Feeling disconnected.

The week is still rushing by.  I think the kids not being in school has made the effect a lot stronger.  Most of the normal structure and routine that divides up our days is eliminated without the morning routine to get Matthew out to the bus and Kaylee off to school, pick her up, meet Matthew’s bus, do homework.  We didn’t really do much of anything this week.  Mostly just hung out in the house and played games or read stories together, or the kids did their own thing while I worked on the computer or slowly chipped away at the never-ending housework, and I can’t believe the week is gone already.

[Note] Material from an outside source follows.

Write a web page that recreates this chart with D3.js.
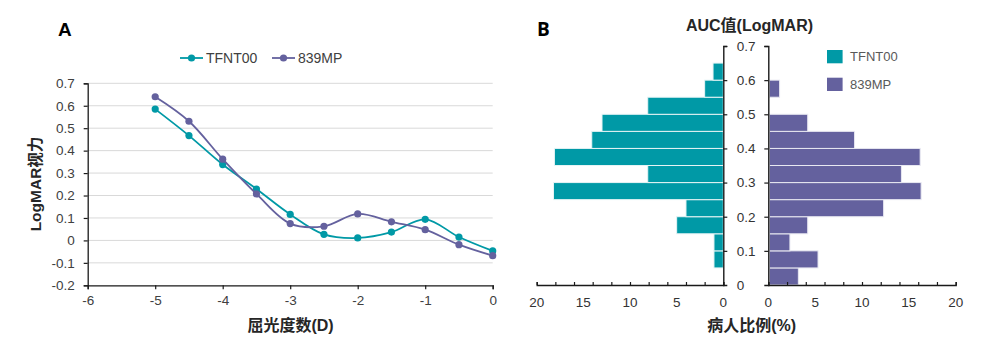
<!DOCTYPE html>
<html>
<head>
<meta charset="utf-8">
<script src="https://cdn.jsdelivr.net/npm/d3@7"></script>
<style>
    body { margin: 0; background: #fff; }
    svg { display: block; font-family: "Liberation Sans", Arial, "Noto Sans CJK SC", sans-serif; }
</style>
</head>
<body>
<div id="chart"></div>
<script>

// panel A: refraction vs LogMAR
const diopters = [-5, -4.5, -4, -3.5, -3, -2.5, -2, -1.5, -1, -0.5, 0];
const tfntVision = [0.585, 0.467, 0.338, 0.229, 0.116, 0.027, 0.011, 0.037, 0.094, 0.015, -0.047];
const mpVision = [0.64, 0.531, 0.362, 0.207, 0.075, 0.063, 0.118, 0.083, 0.048, -0.019, -0.068];
const xTicksA = [-6, -5, -4, -3, -2, -1, 0];
const yTicksA = [-0.2, -0.1, 0, 0.1, 0.2, 0.3, 0.4, 0.5, 0.6, 0.7];

// panel B: AUC histogram, bins by lower edge
const aucBins = [0, 0.05, 0.1, 0.15, 0.2, 0.25, 0.3, 0.35, 0.4, 0.45, 0.5, 0.55, 0.6, 0.65];
const tfntPct = [0, 1, 1, 5, 4, 18.2, 8.1, 18.1, 14.1, 13, 8.1, 2, 1.1, 0];
const mpPct = [3.1, 5.2, 2.2, 4.1, 12.2, 16.2, 14.1, 16.1, 9.1, 4.1, 0, 1.1, 0, 0];
const pctTicks = [0, 5, 10, 15, 20];
const yTicksB = [0, 0.1, 0.2, 0.3, 0.4, 0.5, 0.6, 0.7];

const seriesNames = ["TFNT00", "839MP"];
const colors = ["#0099a6", "#64619e"];

// plain hyphen minus like the original, not the unicode one d3 uses
const fmt = d => d === 0 ? "0" : String(d);

const svg = d3.select("#chart").append("svg")
    .attr("width", 985)
    .attr("height", 351);

// ---------- panel A ----------
let x = d3.scaleLinear().domain([-6, 0]).range([87.7, 492.7]);
let y = d3.scaleLinear().domain([-0.2, 0.7]).range([285.3, 83.3]);

let gA = svg.append("g");

// gridlines
gA.append("g")
    .selectAll("line")
    .data(yTicksA.filter(d => d > -0.2))
    .join("line")
    .attr("x1", x(-6))
    .attr("x2", x(0))
    .attr("y1", d => y(d))
    .attr("y2", d => y(d))
    .attr("stroke", "#d9d9d9")
    .attr("stroke-width", 1);

let xAxisA = gA.append("g")
    .attr("transform", `translate(0,${y(-0.2)})`)
    .call(d3.axisBottom(x).tickValues(xTicksA).tickFormat(fmt).tickSizeOuter(0).tickSize(4).tickPadding(6));

let yAxisA = gA.append("g")
    .attr("transform", `translate(${x(-6)},0)`)
    .call(d3.axisLeft(y).tickValues(yTicksA).tickFormat(fmt).tickSizeOuter(0).tickSize(4).tickPadding(9));

[xAxisA, yAxisA].forEach(a => {
    a.select(".domain").attr("stroke", "#1a1a1a").attr("stroke-width", 1.3);
    a.selectAll(".tick line").attr("stroke", "#1a1a1a").attr("stroke-width", 1.2);
    a.selectAll("text").attr("font-size", "13.5px").attr("fill", "#404040").attr("font-family", "Liberation Sans, Arial, sans-serif");
});

let line = d3.line()
    .x((d, i) => x(diopters[i]))
    .y(d => y(d))
    .curve(d3.curveCatmullRom.alpha(0.5));

[tfntVision, mpVision].forEach((vals, k) => {
    gA.append("path")
        .attr("d", line(vals))
        .attr("fill", "none")
        .attr("stroke", colors[k])
        .attr("stroke-width", 1.8);
    gA.append("g")
        .selectAll("circle")
        .data(vals)
        .join("circle")
        .attr("cx", (d, i) => x(diopters[i]))
        .attr("cy", d => y(d))
        .attr("r", 3.6)
        .attr("fill", colors[k]);
});

// legend A
let legA = gA.append("g").selectAll("g")
    .data(seriesNames)
    .join("g")
    .attr("transform", (d, i) => `translate(180,58) translate(${i * 92},0)`);
legA.append("line")
    .attr("x1", 0).attr("x2", 23)
    .attr("stroke", (d, i) => colors[i])
    .attr("stroke-width", 1.8);
legA.append("circle")
    .attr("cx", 11.5)
    .attr("r", 3.6)
    .attr("fill", (d, i) => colors[i]);
legA.append("text")
    .attr("x", 26)
    .attr("dy", "0.36em")
    .attr("font-size", "14px")
    .attr("fill", "#404040")
    .text(d => d);

// titles A
gA.append("text")
    .attr("x", 58)
    .attr("y", 35.7)
    .attr("font-size", "19px")
    .attr("font-weight", "bold")
    .text("A");

gA.append("text")
    .attr("transform", `translate(41,184) rotate(-90)`)
    .attr("text-anchor", "middle")
    .attr("font-size", "15.5px")
    .attr("font-weight", "bold")
    .attr("fill", "#262626")
    .text("LogMAR视力");

gA.append("text")
    .attr("x", 290.5)
    .attr("y", 331)
    .attr("text-anchor", "middle")
    .attr("font-size", "16px")
    .attr("font-weight", "bold")
    .attr("fill", "#262626")
    .text("屈光度数(D)");

// ---------- panel B ----------
let yB = d3.scaleLinear().domain([0, 0.7]).range([285, 46]);
let xL = d3.scaleLinear().domain([0, 20]).range([723.3, 536.7]);
let xR = d3.scaleLinear().domain([0, 20]).range([768.3, 955.7]);
let binW = 0.05;

let gB = svg.append("g");

// bars
gB.append("g")
    .selectAll("rect")
    .data(tfntPct.map((v, i) => ({low: aucBins[i], v: v})).filter(d => d.v > 0))
    .join("rect")
    .attr("x", d => xL(d.v))
    .attr("y", d => yB(d.low + binW))
    .attr("width", d => xL(0) - xL(d.v))
    .attr("height", d => yB(d.low) - yB(d.low + binW))
    .attr("fill", colors[0])
    .attr("stroke", "#e6f4f5")
    .attr("stroke-width", 1);

gB.append("g")
    .selectAll("rect")
    .data(mpPct.map((v, i) => ({low: aucBins[i], v: v})).filter(d => d.v > 0))
    .join("rect")
    .attr("x", xR(0) + 1)
    .attr("y", d => yB(d.low + binW))
    .attr("width", d => xR(d.v) - xR(0))
    .attr("height", d => yB(d.low) - yB(d.low + binW))
    .attr("fill", colors[1])
    .attr("stroke", "#e8e8f2")
    .attr("stroke-width", 1);

// axes B
let xAxisL = gB.append("g")
    .attr("transform", `translate(0,${yB(0)})`)
    .call(d3.axisTop(xL).ticks(8).tickSizeOuter(0).tickSize(3).tickFormat(""));
let xAxisR = gB.append("g")
    .attr("transform", `translate(0,${yB(0)})`)
    .call(d3.axisTop(xR).ticks(8).tickSizeOuter(0).tickSize(3).tickFormat(""));

let yAxisL = gB.append("g")
    .attr("transform", `translate(${xL(0)},0)`)
    .call(d3.axisRight(yB).tickValues(yTicksB).tickSizeOuter(0).tickSize(4).tickFormat(""));
let yAxisR = gB.append("g")
    .attr("transform", `translate(${xR(0)},0)`)
    .call(d3.axisLeft(yB).tickValues(yTicksB).tickSizeOuter(0).tickSize(4).tickFormat(""));

[xAxisL, xAxisR, yAxisL, yAxisR].forEach(a => {
    a.select(".domain").attr("stroke", "#1a1a1a").attr("stroke-width", 1.4);
    a.selectAll(".tick line").attr("stroke", "#1a1a1a").attr("stroke-width", 1.2);
});
yAxisL.selectAll(".tick").filter(d => d === 0).remove();
yAxisR.selectAll(".tick").filter(d => d === 0).remove();

// tick labels B
gB.append("g")
    .selectAll("text")
    .data(yTicksB)
    .join("text")
    .attr("x", 736.7)
    .attr("y", d => yB(d))
    .attr("dy", "0.36em")
    .attr("font-size", "13.5px")
    .attr("fill", "#333")
    .text(d => d === 0 ? "0" : d3.format(".1f")(d));

[xL, xR].forEach(sc => {
    gB.append("g")
        .selectAll("text")
        .data(pctTicks)
        .join("text")
        .attr("x", d => sc(d))
        .attr("y", 307)
        .attr("text-anchor", "middle")
        .attr("font-size", "13.5px")
        .attr("fill", "#333")
        .text(d => d);
});

// legend B
let legB = gB.append("g").selectAll("g")
    .data(seriesNames)
    .join("g")
    .attr("transform", (d, i) => `translate(827,${50 + i * 27.7})`);
legB.append("rect")
    .attr("width", 15.6)
    .attr("height", 13.3)
    .attr("fill", (d, i) => colors[i]);
legB.append("text")
    .attr("x", 23)
    .attr("y", 6.7)
    .attr("dy", "0.36em")
    .attr("font-size", "13px")
    .attr("fill", "#595959")
    .text(d => d);

// titles B
gB.append("text")
    .attr("x", 537)
    .attr("y", 35.7)
    .attr("font-size", "19px")
    .attr("font-weight", "bold")
    .attr("font-family", "Open Sans, sans-serif")
    .text("B");

gB.append("text")
    .attr("x", 749.5)
    .attr("y", 31)
    .attr("text-anchor", "middle")
    .attr("font-size", "16px")
    .attr("font-weight", "bold")
    .attr("fill", "#262626")
    .text("AUC值(LogMAR)");

gB.append("text")
    .attr("x", 751.7)
    .attr("y", 331)
    .attr("text-anchor", "middle")
    .attr("font-size", "16px")
    .attr("font-weight", "bold")
    .attr("fill", "#262626")
    .text("病人比例(%)");

</script>
</body>
</html>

I took a day and slammed together a major update of my personal website, uploading just about all the layouts from my 2005 pics that hadn’t made it up there yet. The last time I’d updated it I think was in October, and even then I’d only gotten partway through May, so there was a lot to do. I haven’t scrapped Christmas yet, so since I put the pages up chronologically, but don’t always scrap chronologically because of CT stuff, I’ve got a few more waiting in the wings.  I did upload the rest of my layouts with older photos that I did last year too.

Tonight I finally took the time again to try to catch up on blog reading, and it really depressed me.  A friend got some upsetting news earlier this week, and now the moment has passed where I felt I should offer comfort and support, even though I know I will tomorrow.  Another was frustrated over her commercial design experience, expressing some of the thoughts that are exactly why I have intentionally stayed away from designing commercially, but something happened recently that had made me reconsider, and I was excited about it, but now I don’t know anymore.  Another was expressing dissatisfaction with a part of her life that happens to be a part we share, and that made me even sadder.  And throughout all of them, I felt as if it had been months, rather than a couple of weeks since I had commented on their blogs and just let them know I care.  

In a really truly pathetic and feeble attempt to cheer myself up, I went and switched my desktop wallpaper from this to this, which was a little too much on my big monitor, and then to this.  It was only after I had settled on that one, that I noticed the photographer’s description was “It is the coming of summer, the age of the daisy, the fresh start and the optimism.”  Very appropriate.

So, I am vowing that I will find time to keep up and let those around me know that I’m thinking about them.  But I think I need some sleep first.  And if you’re reading this and it doesn’t make any sense at all, I’m going to point you at the time of the post as I crawl off to bed.  

Comments

karin said…
ah, Kim ... first and fortemost ((((hugs)))) you sound uncharacteristically sad, blue, frustrated, and bummed out. I am certain that a little sleep, some sunshine, and the reconnection to the friends you miss will cheer you! I know that when I get busy like that I feel the same way, and all the above helps me ... so, ((((hugs))) and all the very best !
Tania said…
Ah Kim, I know you care! And I'm still in a bad mood, which is why I'm not posting, sorry for having to subject all of you to my crankiness!